Jeff Moe

Personal information
- Born: May 19, 1966 (age 60) Indianapolis, Indiana, U.S.
- Listed height: 6 ft 4 in (1.93 m)
- Listed weight: 195 lb (88 kg)

Career information
- High school: Brebeuf Jesuit (Indianapolis, Indiana)
- College: Iowa (1984–1988)
- NBA draft: 1988: 2nd round, 42nd overall pick
- Drafted by: Utah Jazz
- Position: Shooting guard
- Number: 20

Career history
- 1988: Cedar Rapids Silver Bullets
- Stats at Basketball Reference

= Jeff Moe =

American basketball player (born 1966)

Jeffrey J. Moe (born May 19, 1966) is an American former professional basketball player. He played in the Continental Basketball Association for the Cedar Rapids Silver Bullets during the first part of the 1988–89 season before being released in late December 1988. Moe played collegiately at the University of Iowa from 1984 to 1988 before being selected in the 1988 NBA draft.

==Basketball career==

After graduating from Brebeuf Jesuit in Indianapolis, Indiana, Moe attended the University of Iowa.

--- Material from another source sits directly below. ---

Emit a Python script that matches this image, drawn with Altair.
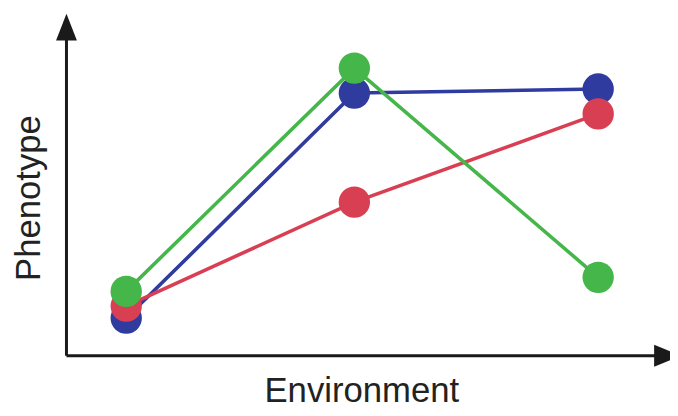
import altair as alt
import pandas as pd

# (arbitrary 0-10 units on both axes)
environment = [0.99, 4.77, 8.81]
blue_values = [1.10, 7.68, 7.80]
red_values = [1.45, 4.49, 7.07]
green_values = [1.88, 8.41, 2.29]

series_names = ["blue", "red", "green"]
series_values = [blue_values, red_values, green_values]
series_colors = ["#2f3b9f", "#d93f52", "#45b649"]

W, H = 609, 345
FONT = "Liberation Sans"

xscale = alt.Scale(domain=[0, 10], nice=False, zero=False)
yscale = alt.Scale(domain=[0, 10], nice=False, zero=False)
color_scale = alt.Scale(domain=series_names, range=series_colors)

layers = []
for name, vals in zip(series_names, series_values):
    df = pd.DataFrame({"env": environment, "value": vals, "series": name})
    base = alt.Chart(df).encode(
        x=alt.X("env:Q", scale=xscale, axis=None),
        y=alt.Y("value:Q", scale=yscale, axis=None),
        color=alt.Color("series:N", scale=color_scale, legend=None),
    )
    layers.append(base.mark_line(strokeWidth=3.6))
    layers.append(base.mark_circle(size=1000, opacity=1))

one = alt.Data(values=[{}])
axis_color = "#1a1a1a"

y_axis = alt.Chart(one).mark_rule(color=axis_color, strokeWidth=3).encode(
    x=alt.value(0), y=alt.value(24), y2=alt.value(H)
)
x_axis = alt.Chart(one).mark_rule(color=axis_color, strokeWidth=3).encode(
    x=alt.value(0), x2=alt.value(596), y=alt.value(H)
)
up_arrow = alt.Chart(one).mark_point(
    shape="M-0.78,1 L0.78,1 L0,-1 Z", filled=True, size=729,
    color=axis_color, opacity=1
).encode(x=alt.value(0), y=alt.value(13.5))
right_arrow = alt.Chart(one).mark_point(
    shape="M-1,-0.82 L1,0 L-1,0.82 Z", filled=True, size=729,
    color=axis_color, opacity=1
).encode(x=alt.value(606.5), y=alt.value(H))

x_title = alt.Chart(one).mark_text(
    text="Environment", font=FONT, fontSize=35, color="#222222",
    align="center", baseline="alphabetic"
).encode(x=alt.value(298), y=alt.value(392))
y_title = alt.Chart(one).mark_text(
    text="Phenotype", font=FONT, fontSize=35, color="#222222",
    align="center", baseline="alphabetic", angle=270
).encode(x=alt.value(-27), y=alt.value(186))

chart = alt.layer(
    y_axis, x_axis, up_arrow, right_arrow, *layers, x_title, y_title
).properties(
    width=W, height=H,
    autosize=alt.AutoSizeParams(type="none"),
    padding={"left": 59, "top": 4, "right": 0, "bottom": 51},
).configure_view(stroke=None)

chart.save("out.html", embed_options={"renderer": "svg", "actions": False})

At Iowa, Moe averaged 11.1 points as a junior (1986–1987) and 12.9 as a senior (1987–1988), as the Hawkeyes went 30–5 and 23–10 in those two seasons.

Moe was drafted in the second round (42nd overall) by the Utah Jazz, but never appeared in an NBA game. Playing in 14 games for the Silver Bullets, Moe scored 75 points, an average of 5.35 per game. After his brief professional basketball career, Moe became a real estate executive in Indiana.